Having established how to represent input tokens as dense vectors (token embeddings) and how to generate distinct signals representing their positions (positional encodings), the next step is integrating these two sources of information. The self-attention mechanism, as discussed previously, processes input elements without inherent knowledge of their order. Therefore, we must supply this positional context directly within the input representations fed into the Transformer stack.

The standard and remarkably effective method proposed in the original Transformer paper ("Attention Is All You Need") is straightforward: element-wise addition. If $E \in \mathbb{R}^{L \times d_{model}}$ represents the matrix of token embeddings for a sequence of length $L$ , and $P \in \mathbb{R}^{L \times d_{model}}$ represents the corresponding positional encodings, the combined input representation $X \in \mathbb{R}^{L \times d_{model}}$ is computed as:

X = E + P

This means for each token $i$ in the sequence (where $i$ ranges from $0$ to $L-1$ ), its final input vector $x_i$ is the sum of its token embedding $e_i$ and its positional encoding $p_i$ :

x_i = e_i + p_i

Here, both the token embedding $e_i$ and the positional encoding $p_i$ must have the same dimensionality, $d_{model}$ . This consistency in dimension is a fundamental requirement for the addition operation.

Rationale for Addition

Why simple addition? While other composition functions could be conceived, addition offers several advantages:

Simplicity and Efficiency: It's computationally inexpensive, adding minimal overhead.
Information Preservation: Addition allows the network to potentially access both the semantic information (from $E$ ) and the positional information (from $P$ ). Since subsequent layers involve linear transformations (like the Q, K, V projections in multi-head attention), they can theoretically learn to project the combined embedding $X$ in ways that isolate or utilize components related to either $E$ or $P$ as needed.
Compatibility with Sinusoidal Encodings: For sinusoidal encodings, addition preserves the relative positional information they are designed to capture. Because the sinusoidal functions have properties related to linear transformations for relative positions (e.g., $PE_{pos+k}$ can be expressed as a linear function of $PE_{pos}$ ), adding them to token embeddings provides a consistent way for the model to learn about relative distances.

Implementation Workflow

In practice, combining embeddings and positional encodings typically involves these steps:

Token Embedding Lookup: Input token IDs are mapped to their corresponding embedding vectors using an embedding layer (often a trainable lookup table). This yields a tensor of shape [batch_size, sequence_length, d_model].
Positional Encoding Generation/Lookup:
- For sinusoidal encodings, these are usually pre-calculated up to a maximum expected sequence length and stored. The relevant encodings for the current sequence length are then selected. The shape is typically [1, sequence_length, d_model] or [sequence_length, d_model] which can be broadcast or sliced.
- For learned positional embeddings, a separate embedding layer (lookup table) is used, indexed by position IDs (0, 1, 2,...). This also yields a tensor of shape [1, sequence_length, d_model] or similar, containing trainable vectors.
Element-wise Addition: The positional encodings are added to the token embeddings. Broadcasting rules often apply here if the positional encoding tensor doesn't explicitly include the batch dimension.
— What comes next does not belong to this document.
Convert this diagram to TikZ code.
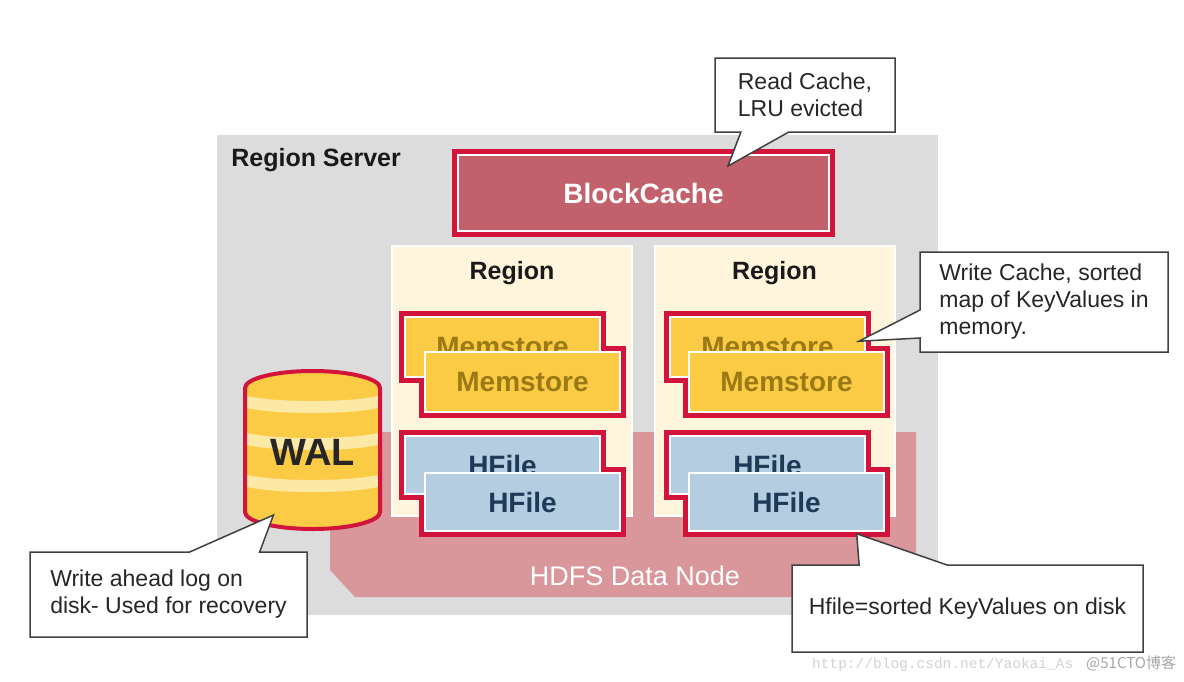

Flow diagram illustrating the combination of token embeddings and positional encodings via element-wise addition to create the input representation for the Transformer layers.

Considerations for Learned Positional Embeddings

If learned positional embeddings are used instead of sinusoidal ones, the combination mechanism remains the same: element-wise addition. The primary difference is that the vectors representing positions $0, 1, 2, \dots$ are now parameters optimized during the training process, rather than being determined by fixed functions. The model learns the positional representations that are most effective for the task, given the data. The addition step still merges these learned positional signals with the semantic token embeddings.

By adding the positional encodings directly to the token embeddings, we create an input representation $X$ that equips the subsequent Transformer layers with both the 'what' (semantics from $E$ ) and the 'where' (sequence order from $P$ ) information necessary for sophisticated sequence understanding. This combined representation forms the input to the first layer of the encoder or decoder stack.